**DIRECTIVE:** Repeat exactly, and only, the lines from the one that contains "Clone this chart in matplotlib." to the one that contains "left_p1_1_1 = [0.030, 0.020, 0.010, 0.009]", both ends included. Omit every picture.

**EXERCISE DATA:**
═══
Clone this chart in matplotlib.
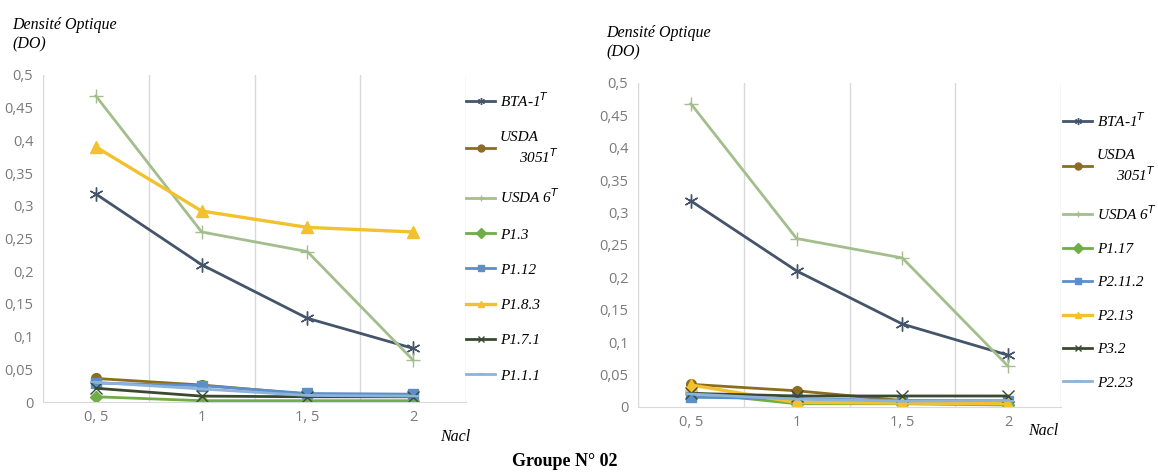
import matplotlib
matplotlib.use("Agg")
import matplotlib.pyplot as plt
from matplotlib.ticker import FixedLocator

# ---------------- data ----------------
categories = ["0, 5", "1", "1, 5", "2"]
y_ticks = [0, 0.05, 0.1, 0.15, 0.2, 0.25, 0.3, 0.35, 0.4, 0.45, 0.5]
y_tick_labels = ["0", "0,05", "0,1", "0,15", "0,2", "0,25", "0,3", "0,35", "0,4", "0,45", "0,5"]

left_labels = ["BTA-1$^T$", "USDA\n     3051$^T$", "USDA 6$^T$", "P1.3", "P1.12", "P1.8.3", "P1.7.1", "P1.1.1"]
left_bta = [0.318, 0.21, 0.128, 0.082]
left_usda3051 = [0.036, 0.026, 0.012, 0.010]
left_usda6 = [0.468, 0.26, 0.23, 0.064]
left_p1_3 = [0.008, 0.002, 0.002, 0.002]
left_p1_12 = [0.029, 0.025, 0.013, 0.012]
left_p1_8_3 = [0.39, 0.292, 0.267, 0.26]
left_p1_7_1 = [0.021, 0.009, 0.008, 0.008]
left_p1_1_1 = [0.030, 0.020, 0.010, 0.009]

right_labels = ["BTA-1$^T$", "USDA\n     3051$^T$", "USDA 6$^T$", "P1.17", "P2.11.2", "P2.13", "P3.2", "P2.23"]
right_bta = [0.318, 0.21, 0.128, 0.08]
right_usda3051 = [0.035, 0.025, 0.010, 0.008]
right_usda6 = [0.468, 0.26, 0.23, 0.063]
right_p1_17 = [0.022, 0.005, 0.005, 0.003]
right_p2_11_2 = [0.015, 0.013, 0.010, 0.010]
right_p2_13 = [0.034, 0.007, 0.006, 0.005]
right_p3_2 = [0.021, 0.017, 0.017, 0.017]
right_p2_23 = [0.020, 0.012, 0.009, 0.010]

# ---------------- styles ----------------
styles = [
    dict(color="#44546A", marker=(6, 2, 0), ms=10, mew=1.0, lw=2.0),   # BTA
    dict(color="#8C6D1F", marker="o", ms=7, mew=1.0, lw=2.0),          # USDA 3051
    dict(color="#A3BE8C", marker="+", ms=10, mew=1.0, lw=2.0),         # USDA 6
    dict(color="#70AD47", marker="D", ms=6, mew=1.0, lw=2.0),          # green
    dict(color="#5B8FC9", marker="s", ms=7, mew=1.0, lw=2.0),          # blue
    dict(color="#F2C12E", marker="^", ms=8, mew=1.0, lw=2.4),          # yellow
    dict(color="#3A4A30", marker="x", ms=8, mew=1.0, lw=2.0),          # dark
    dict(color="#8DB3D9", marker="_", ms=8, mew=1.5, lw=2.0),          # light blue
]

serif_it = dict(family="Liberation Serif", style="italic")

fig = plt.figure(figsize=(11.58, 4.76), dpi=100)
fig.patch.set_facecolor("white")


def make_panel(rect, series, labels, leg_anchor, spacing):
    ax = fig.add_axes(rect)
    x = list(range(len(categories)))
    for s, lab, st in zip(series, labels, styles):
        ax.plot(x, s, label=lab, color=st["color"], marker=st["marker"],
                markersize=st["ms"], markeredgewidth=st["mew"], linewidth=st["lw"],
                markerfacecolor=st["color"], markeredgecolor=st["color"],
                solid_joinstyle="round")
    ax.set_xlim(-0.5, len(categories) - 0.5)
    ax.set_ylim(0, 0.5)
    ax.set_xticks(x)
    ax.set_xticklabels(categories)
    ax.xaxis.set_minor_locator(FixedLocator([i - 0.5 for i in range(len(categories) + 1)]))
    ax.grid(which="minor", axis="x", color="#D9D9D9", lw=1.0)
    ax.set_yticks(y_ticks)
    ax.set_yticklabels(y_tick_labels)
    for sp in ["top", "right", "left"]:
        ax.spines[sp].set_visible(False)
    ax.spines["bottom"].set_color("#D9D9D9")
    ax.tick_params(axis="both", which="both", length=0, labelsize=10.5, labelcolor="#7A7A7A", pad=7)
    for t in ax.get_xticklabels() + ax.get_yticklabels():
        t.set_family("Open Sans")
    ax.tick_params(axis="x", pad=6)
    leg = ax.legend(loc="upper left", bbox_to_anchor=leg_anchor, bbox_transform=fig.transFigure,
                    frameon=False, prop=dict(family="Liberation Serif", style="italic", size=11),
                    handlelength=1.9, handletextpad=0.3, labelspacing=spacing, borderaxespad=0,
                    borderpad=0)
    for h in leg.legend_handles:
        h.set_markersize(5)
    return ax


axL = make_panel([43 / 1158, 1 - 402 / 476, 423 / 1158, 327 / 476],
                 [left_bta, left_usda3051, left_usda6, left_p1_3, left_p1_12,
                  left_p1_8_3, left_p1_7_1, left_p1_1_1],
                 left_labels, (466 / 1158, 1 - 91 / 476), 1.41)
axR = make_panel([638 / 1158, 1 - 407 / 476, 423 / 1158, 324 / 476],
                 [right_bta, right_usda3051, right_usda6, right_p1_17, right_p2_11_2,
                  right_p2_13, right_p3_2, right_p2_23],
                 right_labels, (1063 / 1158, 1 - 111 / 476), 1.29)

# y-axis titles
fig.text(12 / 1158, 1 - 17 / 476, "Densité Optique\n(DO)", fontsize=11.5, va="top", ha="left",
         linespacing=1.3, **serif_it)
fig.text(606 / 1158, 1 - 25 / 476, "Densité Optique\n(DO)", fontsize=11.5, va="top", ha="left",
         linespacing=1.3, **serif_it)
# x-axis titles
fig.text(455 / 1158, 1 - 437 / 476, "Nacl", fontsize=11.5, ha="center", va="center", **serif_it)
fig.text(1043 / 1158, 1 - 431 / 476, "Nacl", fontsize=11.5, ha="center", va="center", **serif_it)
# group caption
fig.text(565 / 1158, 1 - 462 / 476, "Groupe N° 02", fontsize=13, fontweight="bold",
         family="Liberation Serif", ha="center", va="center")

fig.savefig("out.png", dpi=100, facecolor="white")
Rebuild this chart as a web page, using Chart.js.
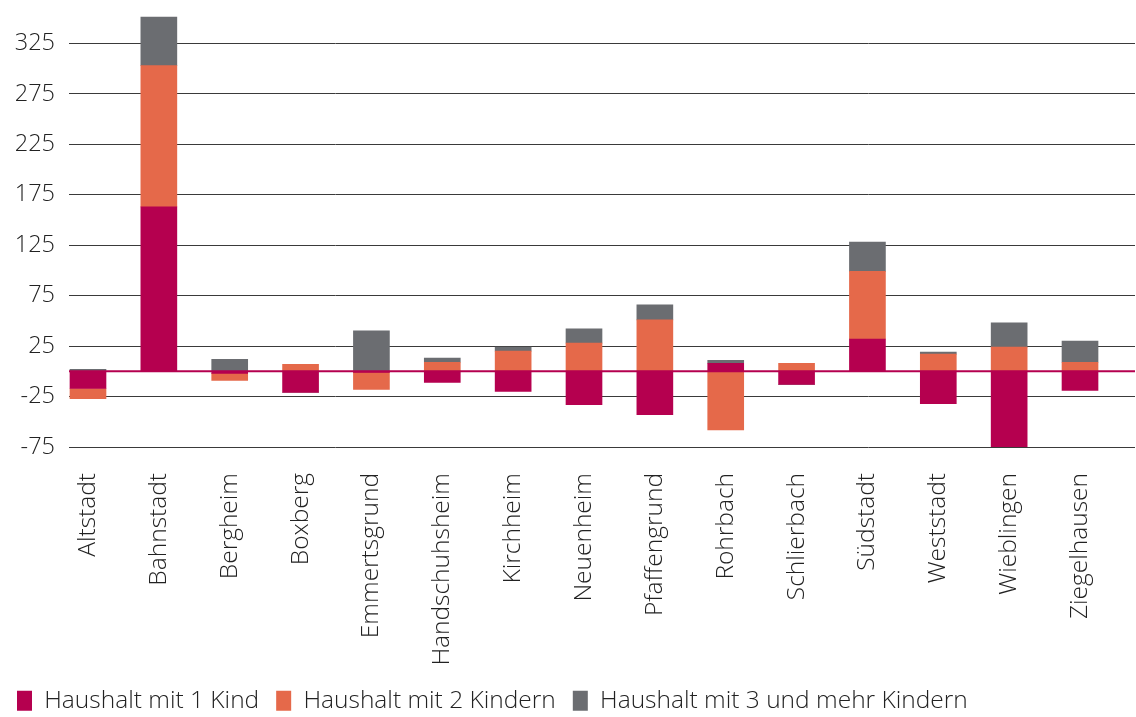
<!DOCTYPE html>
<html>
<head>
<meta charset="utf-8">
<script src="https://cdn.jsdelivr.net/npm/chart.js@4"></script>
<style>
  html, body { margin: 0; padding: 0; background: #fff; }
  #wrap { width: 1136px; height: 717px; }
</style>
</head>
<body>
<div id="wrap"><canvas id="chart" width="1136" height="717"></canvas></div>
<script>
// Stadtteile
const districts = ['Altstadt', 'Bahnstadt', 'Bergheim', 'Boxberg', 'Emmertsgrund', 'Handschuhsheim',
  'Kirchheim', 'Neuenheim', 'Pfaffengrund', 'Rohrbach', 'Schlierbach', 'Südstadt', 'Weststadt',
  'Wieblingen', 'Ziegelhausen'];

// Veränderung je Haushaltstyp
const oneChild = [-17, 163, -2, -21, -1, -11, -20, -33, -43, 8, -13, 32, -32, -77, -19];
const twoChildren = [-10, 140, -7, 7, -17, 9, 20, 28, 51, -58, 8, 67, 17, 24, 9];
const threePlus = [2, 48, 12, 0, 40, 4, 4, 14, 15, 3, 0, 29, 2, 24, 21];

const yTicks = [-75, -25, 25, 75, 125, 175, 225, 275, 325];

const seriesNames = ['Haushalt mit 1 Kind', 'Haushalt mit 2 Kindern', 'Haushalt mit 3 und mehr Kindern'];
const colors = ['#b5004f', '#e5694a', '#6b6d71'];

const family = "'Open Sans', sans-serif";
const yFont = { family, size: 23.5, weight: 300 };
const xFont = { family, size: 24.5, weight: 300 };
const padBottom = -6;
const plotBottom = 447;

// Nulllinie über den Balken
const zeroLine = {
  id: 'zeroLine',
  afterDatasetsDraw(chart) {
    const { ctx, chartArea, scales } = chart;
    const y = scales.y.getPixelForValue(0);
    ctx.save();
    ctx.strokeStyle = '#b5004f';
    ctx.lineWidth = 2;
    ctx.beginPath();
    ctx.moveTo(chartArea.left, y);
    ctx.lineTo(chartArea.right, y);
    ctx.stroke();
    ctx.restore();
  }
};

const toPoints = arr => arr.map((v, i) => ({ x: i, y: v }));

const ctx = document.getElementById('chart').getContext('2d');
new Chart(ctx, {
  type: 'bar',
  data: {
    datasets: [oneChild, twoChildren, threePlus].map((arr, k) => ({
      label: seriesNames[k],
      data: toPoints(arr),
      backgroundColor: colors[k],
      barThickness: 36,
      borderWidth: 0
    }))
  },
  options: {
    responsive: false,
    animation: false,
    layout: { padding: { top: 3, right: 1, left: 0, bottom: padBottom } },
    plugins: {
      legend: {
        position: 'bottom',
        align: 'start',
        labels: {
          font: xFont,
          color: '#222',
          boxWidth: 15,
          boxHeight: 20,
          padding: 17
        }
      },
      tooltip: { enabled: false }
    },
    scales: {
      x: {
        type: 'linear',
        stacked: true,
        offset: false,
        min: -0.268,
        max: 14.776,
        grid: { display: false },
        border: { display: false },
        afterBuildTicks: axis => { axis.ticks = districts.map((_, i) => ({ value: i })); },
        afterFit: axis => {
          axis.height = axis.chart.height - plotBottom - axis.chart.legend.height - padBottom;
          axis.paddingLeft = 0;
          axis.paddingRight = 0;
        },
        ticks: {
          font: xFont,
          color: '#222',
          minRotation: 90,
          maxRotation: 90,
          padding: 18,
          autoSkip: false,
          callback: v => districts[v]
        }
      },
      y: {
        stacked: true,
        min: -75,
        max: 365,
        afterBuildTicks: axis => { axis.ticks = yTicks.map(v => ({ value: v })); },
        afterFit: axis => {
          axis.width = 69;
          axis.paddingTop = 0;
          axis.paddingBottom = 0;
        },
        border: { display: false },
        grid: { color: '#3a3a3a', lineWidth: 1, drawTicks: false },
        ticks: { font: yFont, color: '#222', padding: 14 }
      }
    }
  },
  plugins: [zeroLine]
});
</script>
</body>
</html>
═══
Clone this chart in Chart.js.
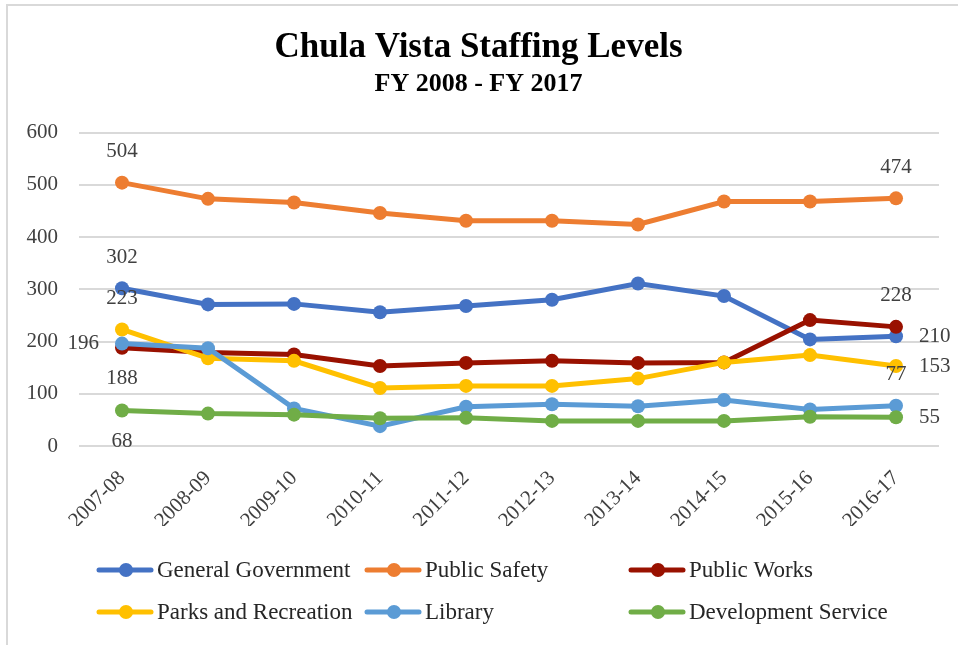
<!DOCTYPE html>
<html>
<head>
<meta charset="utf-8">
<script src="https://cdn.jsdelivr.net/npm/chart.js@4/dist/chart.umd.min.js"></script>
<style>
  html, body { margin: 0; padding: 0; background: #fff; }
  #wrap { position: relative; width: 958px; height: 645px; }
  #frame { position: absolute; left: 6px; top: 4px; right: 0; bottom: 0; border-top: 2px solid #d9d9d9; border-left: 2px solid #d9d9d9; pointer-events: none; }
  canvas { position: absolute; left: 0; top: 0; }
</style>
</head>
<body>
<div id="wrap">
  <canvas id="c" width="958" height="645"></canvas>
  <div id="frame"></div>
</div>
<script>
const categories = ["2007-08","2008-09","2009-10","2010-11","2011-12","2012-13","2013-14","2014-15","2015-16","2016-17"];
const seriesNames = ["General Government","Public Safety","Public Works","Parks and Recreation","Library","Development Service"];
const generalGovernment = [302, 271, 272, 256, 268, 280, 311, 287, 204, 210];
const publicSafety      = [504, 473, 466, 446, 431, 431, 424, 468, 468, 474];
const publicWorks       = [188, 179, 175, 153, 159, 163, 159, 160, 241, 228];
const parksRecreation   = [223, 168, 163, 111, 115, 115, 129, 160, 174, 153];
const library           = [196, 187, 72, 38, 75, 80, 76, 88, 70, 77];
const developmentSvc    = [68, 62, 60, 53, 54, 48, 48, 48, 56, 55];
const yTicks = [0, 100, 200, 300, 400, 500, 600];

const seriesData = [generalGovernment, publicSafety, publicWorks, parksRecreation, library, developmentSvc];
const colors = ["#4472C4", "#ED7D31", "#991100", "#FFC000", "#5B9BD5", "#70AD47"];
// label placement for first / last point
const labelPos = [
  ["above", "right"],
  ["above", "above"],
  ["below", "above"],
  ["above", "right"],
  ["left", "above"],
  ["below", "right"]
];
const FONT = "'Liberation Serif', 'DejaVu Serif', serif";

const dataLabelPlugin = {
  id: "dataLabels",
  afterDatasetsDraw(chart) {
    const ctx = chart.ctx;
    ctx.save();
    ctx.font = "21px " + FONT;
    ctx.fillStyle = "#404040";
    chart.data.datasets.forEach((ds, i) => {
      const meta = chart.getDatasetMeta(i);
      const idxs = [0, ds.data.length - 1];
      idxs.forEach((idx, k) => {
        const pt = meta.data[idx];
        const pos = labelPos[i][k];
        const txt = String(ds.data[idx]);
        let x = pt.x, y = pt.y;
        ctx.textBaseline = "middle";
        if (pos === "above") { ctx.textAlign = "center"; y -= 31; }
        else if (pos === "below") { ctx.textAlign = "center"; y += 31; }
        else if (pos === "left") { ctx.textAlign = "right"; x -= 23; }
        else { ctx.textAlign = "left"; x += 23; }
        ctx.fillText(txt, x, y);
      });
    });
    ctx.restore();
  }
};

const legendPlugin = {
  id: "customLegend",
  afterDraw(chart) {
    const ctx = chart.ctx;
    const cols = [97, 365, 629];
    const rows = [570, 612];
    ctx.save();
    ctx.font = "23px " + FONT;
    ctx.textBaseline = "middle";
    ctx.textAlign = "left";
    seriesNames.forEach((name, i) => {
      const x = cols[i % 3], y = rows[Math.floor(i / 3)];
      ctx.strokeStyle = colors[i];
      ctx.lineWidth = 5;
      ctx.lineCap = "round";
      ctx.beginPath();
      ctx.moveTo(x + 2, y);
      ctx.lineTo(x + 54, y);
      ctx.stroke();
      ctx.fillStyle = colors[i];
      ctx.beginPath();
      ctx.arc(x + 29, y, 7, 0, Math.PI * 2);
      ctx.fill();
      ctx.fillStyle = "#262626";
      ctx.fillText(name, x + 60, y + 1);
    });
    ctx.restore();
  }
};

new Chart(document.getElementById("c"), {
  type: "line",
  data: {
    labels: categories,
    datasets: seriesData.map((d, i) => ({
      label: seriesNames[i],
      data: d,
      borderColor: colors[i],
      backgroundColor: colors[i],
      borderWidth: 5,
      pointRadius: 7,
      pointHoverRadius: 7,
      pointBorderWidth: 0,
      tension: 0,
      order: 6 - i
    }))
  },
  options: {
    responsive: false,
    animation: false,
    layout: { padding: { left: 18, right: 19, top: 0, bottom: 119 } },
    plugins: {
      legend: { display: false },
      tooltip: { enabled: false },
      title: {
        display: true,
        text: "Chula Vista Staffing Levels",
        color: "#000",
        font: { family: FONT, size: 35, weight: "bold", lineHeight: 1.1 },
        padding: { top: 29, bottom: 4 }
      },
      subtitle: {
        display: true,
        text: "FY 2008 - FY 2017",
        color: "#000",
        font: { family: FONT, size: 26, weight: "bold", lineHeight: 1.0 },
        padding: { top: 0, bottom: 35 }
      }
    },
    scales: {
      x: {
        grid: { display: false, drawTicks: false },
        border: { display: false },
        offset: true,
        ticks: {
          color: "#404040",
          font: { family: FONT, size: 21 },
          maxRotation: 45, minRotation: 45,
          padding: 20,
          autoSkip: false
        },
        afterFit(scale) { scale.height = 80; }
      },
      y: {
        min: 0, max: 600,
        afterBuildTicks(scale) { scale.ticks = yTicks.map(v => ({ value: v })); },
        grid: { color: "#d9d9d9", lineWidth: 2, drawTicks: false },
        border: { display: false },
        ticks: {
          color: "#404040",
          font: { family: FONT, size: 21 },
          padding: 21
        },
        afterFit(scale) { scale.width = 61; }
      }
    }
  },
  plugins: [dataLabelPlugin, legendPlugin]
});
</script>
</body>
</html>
═══
**EXERCISE OUTPUT:**
Clone this chart in matplotlib.
import matplotlib
matplotlib.use("Agg")
import matplotlib.pyplot as plt
from matplotlib.ticker import FixedLocator

# ---------------- data ----------------
categories = ["0, 5", "1", "1, 5", "2"]
y_ticks = [0, 0.05, 0.1, 0.15, 0.2, 0.25, 0.3, 0.35, 0.4, 0.45, 0.5]
y_tick_labels = ["0", "0,05", "0,1", "0,15", "0,2", "0,25", "0,3", "0,35", "0,4", "0,45", "0,5"]

left_labels = ["BTA-1$^T$", "USDA\n     3051$^T$", "USDA 6$^T$", "P1.3", "P1.12", "P1.8.3", "P1.7.1", "P1.1.1"]
left_bta = [0.318, 0.21, 0.128, 0.082]
left_usda3051 = [0.036, 0.026, 0.012, 0.010]
left_usda6 = [0.468, 0.26, 0.23, 0.064]
left_p1_3 = [0.008, 0.002, 0.002, 0.002]
left_p1_12 = [0.029, 0.025, 0.013, 0.012]
left_p1_8_3 = [0.39, 0.292, 0.267, 0.26]
left_p1_7_1 = [0.021, 0.009, 0.008, 0.008]
left_p1_1_1 = [0.030, 0.020, 0.010, 0.009]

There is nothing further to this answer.